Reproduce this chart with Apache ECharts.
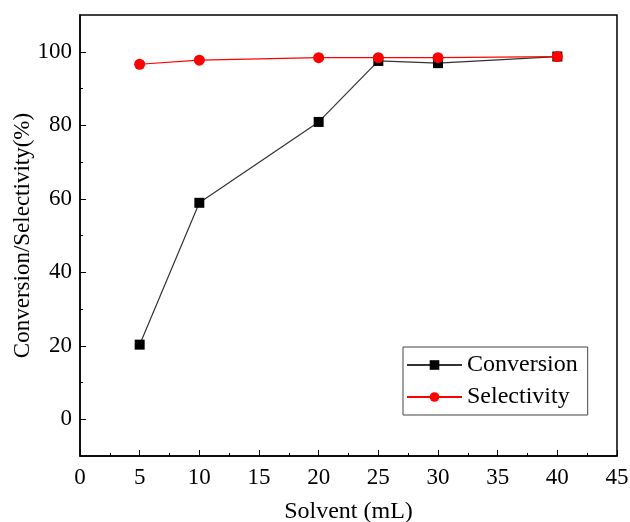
<!DOCTYPE html>
<html>
<head>
<meta charset="utf-8">
<script src="https://cdn.jsdelivr.net/npm/echarts@6/dist/echarts.min.js"></script>
<style>
  body { margin: 0; background: #fff; }
  #main { width: 630px; height: 522px; }
</style>
</head>
<body>
<div id="main"></div>
<script>
// solvent volume (mL)
const solvent = [5, 10, 20, 25, 30, 40];
const conversion = [20.3, 58.9, 80.9, 97.5, 96.9, 98.7];
const selectivity = [96.6, 97.7, 98.4, 98.4, 98.4, 98.7];
const yMajor = [0, 20, 40, 60, 80, 100];
const yMinor = [10, 30, 50, 70, 90];

const font = "'Liberation Serif', 'Times New Roman', serif";

let myEchart = echarts.init(document.getElementById("main"));
let option = {
  animation: false,
  grid: {
    left: 80,
    right: 13,
    top: 15,
    bottom: 66,
    outerBoundsMode: "none",
    show: true,
    borderColor: "#000",
    borderWidth: 1.5,
  },
  legend: {
    left: 403,
    top: 347,
    orient: "vertical",
    width: 186,
    padding: [6, 10, 6, 3],
    itemGap: 8,
    itemWidth: 55,
    itemHeight: 12,
    borderColor: "#444",
    borderWidth: 1,
    textStyle: { fontFamily: font, fontSize: 24, color: "#000" },
    data: ["Conversion", "Selectivity"],
  },
  xAxis: {
    type: "value",
    min: 0,
    max: 45,
    interval: 5,
    name: "Solvent (mL)",
    nameLocation: "middle",
    nameGap: 44,
    nameTextStyle: { fontFamily: font, fontSize: 24, color: "#000" },
    axisLine: { onZero: false, lineStyle: { color: "#000", width: 1.5 } },
    axisTick: { inside: true, length: 6, lineStyle: { color: "#000" } },
    minorTick: { show: true, splitNumber: 2, length: 3, lineStyle: { color: "#000" } },
    axisLabel: { fontFamily: font, fontSize: 23, color: "#000", margin: 10 },
    splitLine: { show: false },
  },
  yAxis: [
    {
      type: "value",
      min: -10,
      max: 110,
      name: "Conversion/Selectivity(%)",
      nameLocation: "middle",
      nameGap: 46,
      nameMoveOverlap: false,
      nameTextStyle: { fontFamily: font, fontSize: 23, color: "#000" },
      axisLine: { show: true, lineStyle: { color: "#000", width: 1.5 } },
      axisTick: { show: true, inside: true, length: 6, customValues: yMajor, lineStyle: { color: "#000" } },
      axisLabel: { fontFamily: font, fontSize: 23, color: "#000", margin: 8, customValues: yMajor },
      splitLine: { show: false },
    },
    {
      type: "value",
      min: -10,
      max: 110,
      position: "left",
      axisLine: { show: false },
      axisTick: { show: true, inside: true, length: 3, customValues: yMinor, lineStyle: { color: "#000" } },
      axisLabel: { show: false },
      splitLine: { show: false },
    },
  ],
  series: [
    {
      name: "Conversion",
      type: "line",
      data: solvent.map((x, i) => [x, conversion[i]]),
      symbol: "rect",
      symbolSize: 10,
      itemStyle: { color: "#000" },
      lineStyle: { color: "#333", width: 1.2 },
      z: 2,
    },
    {
      name: "Selectivity",
      type: "line",
      data: solvent.map((x, i) => [x, selectivity[i]]),
      symbol: "circle",
      symbolSize: 11,
      itemStyle: { color: "#ff0000" },
      lineStyle: { color: "#ff0000", width: 1.2 },
      z: 3,
    },
  ],
};
myEchart.setOption(option);
</script>
</body>
</html>
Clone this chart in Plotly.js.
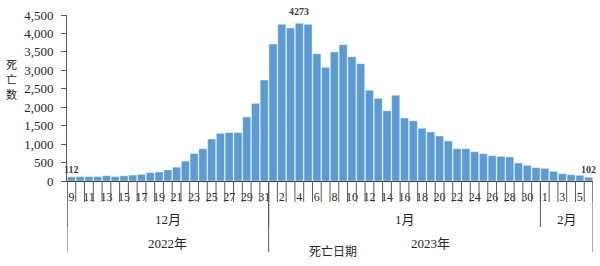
<!DOCTYPE html>
<html><head><meta charset="utf-8">
<script src="https://cdn.plot.ly/plotly-3.0.1.min.js"></script>
<style>html,body{margin:0;padding:0;background:#fff}</style>
</head><body><div id="chart" style="width:600px;height:266px"></div>
<script>
// Categories: death dates
const dates = [
  "2022-12-09","2022-12-10","2022-12-11","2022-12-12","2022-12-13","2022-12-14","2022-12-15","2022-12-16",
  "2022-12-17","2022-12-18","2022-12-19","2022-12-20","2022-12-21","2022-12-22","2022-12-23","2022-12-24",
  "2022-12-25","2022-12-26","2022-12-27","2022-12-28","2022-12-29","2022-12-30","2022-12-31",
  "2023-01-01","2023-01-02","2023-01-03","2023-01-04","2023-01-05","2023-01-06","2023-01-07","2023-01-08",
  "2023-01-09","2023-01-10","2023-01-11","2023-01-12","2023-01-13","2023-01-14","2023-01-15","2023-01-16",
  "2023-01-17","2023-01-18","2023-01-19","2023-01-20","2023-01-21","2023-01-22","2023-01-23","2023-01-24",
  "2023-01-25","2023-01-26","2023-01-27","2023-01-28","2023-01-29","2023-01-30","2023-01-31",
  "2023-02-01","2023-02-02","2023-02-03","2023-02-04","2023-02-05","2023-02-06"
];
// Series values: daily deaths
const deaths = [
  112,118,120,118,143,120,140,160,
  180,225,245,300,375,540,745,876,
  1138,1292,1310,1310,1734,2105,2737,
  3713,4246,4146,4273,4246,3450,3081,3496,
  3694,3369,3180,2458,2241,1905,2322,1707,
  1634,1428,1328,1220,1084,876,876,795,
  740,686,668,650,488,425,361,
  343,262,199,171,154,102
];
// Tick labels (day of month, shown every other day)
const dayLabels = [
  "9","","11","","13","","15","","17","","19","","21","","23","","25","","27","","29","","31",
  "","2","","4","","6","","8","","10","","12","","14","","16","","18","","20","","22","","24","","26","","28","","30","",
  "1","","3","","5",""
];
const monthNames = {"12":"12月","01":"1月","02":"2月"};
const yearNames = {"2022":"2022年","2023":"2023年"};
const yTitleChars = ["死","亡","数"];
const xTitle = "死亡日期";

const N = dates.length;
const plotH = 166;
const px = p => -p / plotH; // pixels below axis -> paper y

const tickIdx = [], tickTxt = [];
dayLabels.forEach((t, i) => { if (t !== "") { tickIdx.push(dates[i]); tickTxt.push(t); } });

function groups(keyFn) {
  const g = [];
  dates.forEach((d, i) => {
    const k = keyFn(d);
    if (!g.length || g[g.length - 1].key !== k) g.push({key: k, start: i, end: i});
    else g[g.length - 1].end = i;
  });
  return g;
}
const mGroups = groups(d => d.slice(5, 7));
const yGroups = groups(d => d.slice(0, 4));

const lineCol = "#595959";
const shapes = [];
for (let i = 0; i <= N; i++) {
  shapes.push({type: "line", xref: "x", yref: "paper", x0: i - 0.5, x1: i - 0.5, y0: 0, y1: px(21),
    line: {color: lineCol, width: 1}});
}
mGroups.forEach(g => {
  shapes.push({type: "line", xref: "x", yref: "paper", x0: g.start - 0.5, x1: g.start - 0.5, y0: 0, y1: px(46),
    line: {color: lineCol, width: 1}});
});
yGroups.forEach(g => {
  shapes.push({type: "line", xref: "x", yref: "paper", x0: g.start - 0.5, x1: g.start - 0.5, y0: 0, y1: px(71),
    line: {color: lineCol, width: 1}});
});
shapes.push({type: "line", xref: "x", yref: "paper", x0: N - 0.5, x1: N - 0.5, y0: 0, y1: px(71),
  line: {color: lineCol, width: 1}});

const serif = "Liberation Serif, Noto Sans CJK SC, serif";
const annotations = [];
mGroups.forEach(g => annotations.push({xref: "x", yref: "paper", x: (g.start + g.end) / 2, y: px(38),
  text: monthNames[g.key], showarrow: false, xanchor: "center", yanchor: "middle",
  font: {family: serif, size: 13, color: "#262626"}}));
yGroups.forEach(g => annotations.push({xref: "x", yref: "paper", x: (g.start + g.end) / 2, y: px(62),
  text: yearNames[g.key], showarrow: false, xanchor: "center", yanchor: "middle",
  font: {family: serif, size: 13, color: "#262626"}}));

// value labels: first, max, last
const maxI = deaths.indexOf(Math.max(...deaths));
[0, maxI, N - 1].forEach(i => annotations.push({xref: "x", yref: "y", x: dates[i], y: deaths[i],
  text: "<b>" + deaths[i] + "</b>", showarrow: false, xanchor: "center", yanchor: "bottom",
  yshift: i === maxI ? 4 : 0,
  font: {family: serif, size: 10, color: "#404040"}}));

// stacked y title (one character per annotation)
yTitleChars.forEach((c, k) => annotations.push({xref: "paper", yref: "paper", x: -0.1046,
  y: 0.705 - k * 0.0904, text: c, showarrow: false, xanchor: "center", yanchor: "middle", borderpad: 0,
  font: {family: "Noto Sans CJK SC, sans-serif", size: 11, color: "#262626"}}));

annotations.push({xref: "paper", yref: "paper", x: 0.506, y: px(69), text: xTitle, showarrow: false,
  xanchor: "center", yanchor: "middle",
  font: {family: "Noto Sans CJK SC, sans-serif", size: 12, color: "#262626"}});

const trace = {
  type: "bar", x: dates, y: deaths,
  marker: {color: "#5B9BD5", line: {color: "#ffffff", width: 0.4}},
  hoverinfo: "x+y"
};

const layout = {
  width: 600, height: 266,
  margin: {l: 67, r: 7, t: 15, b: 85},
  paper_bgcolor: "#fff", plot_bgcolor: "#fff",
  bargap: 0.08,
  showlegend: false,
  xaxis: {
    type: "category", range: [-0.5, N - 0.5],
    tickmode: "array", tickvals: tickIdx, ticktext: tickTxt, ticks: "",
    ticklabelstandoff: 5,
    tickfont: {family: serif, size: 12, color: "#262626"}, tickangle: 0,
    showline: true, linecolor: "#404040", linewidth: 1,
    showgrid: false, zeroline: false
  },
  yaxis: {
    range: [0, 4500], dtick: 500, tickformat: ",d",
    ticks: "outside", ticklen: 5, tickcolor: lineCol,
    ticklabelstandoff: 5,
    tickfont: {family: serif, size: 13, color: "#262626"},
    showline: true, linecolor: lineCol, linewidth: 1,
    showgrid: false, zeroline: false
  },
  shapes: shapes,
  annotations: annotations
};

Plotly.newPlot("chart", [trace], layout, {displayModeBar: false, staticPlot: true});
</script></body></html>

********

Start at the first line of the records and write out everything up to and including the line containing "Serif', 'Times New". No pictures.

Task response:
Reproduce this chart with Apache ECharts.
<!DOCTYPE html>
<html>
<head>
<meta charset="utf-8">
<script src="https://cdn.jsdelivr.net/npm/echarts@6/dist/echarts.min.js"></script>
<style>
  body { margin: 0; background: #fff; }
  #main { width: 630px; height: 522px; }
</style>
</head>
<body>
<div id="main"></div>
<script>
// solvent volume (mL)
const solvent = [5, 10, 20, 25, 30, 40];
const conversion = [20.3, 58.9, 80.9, 97.5, 96.9, 98.7];
const selectivity = [96.6, 97.7, 98.4, 98.4, 98.4, 98.7];
const yMajor = [0, 20, 40, 60, 80, 100];
const yMinor = [10, 30, 50, 70, 90];

const font = "'Liberation Serif', 'Times New Roman', serif";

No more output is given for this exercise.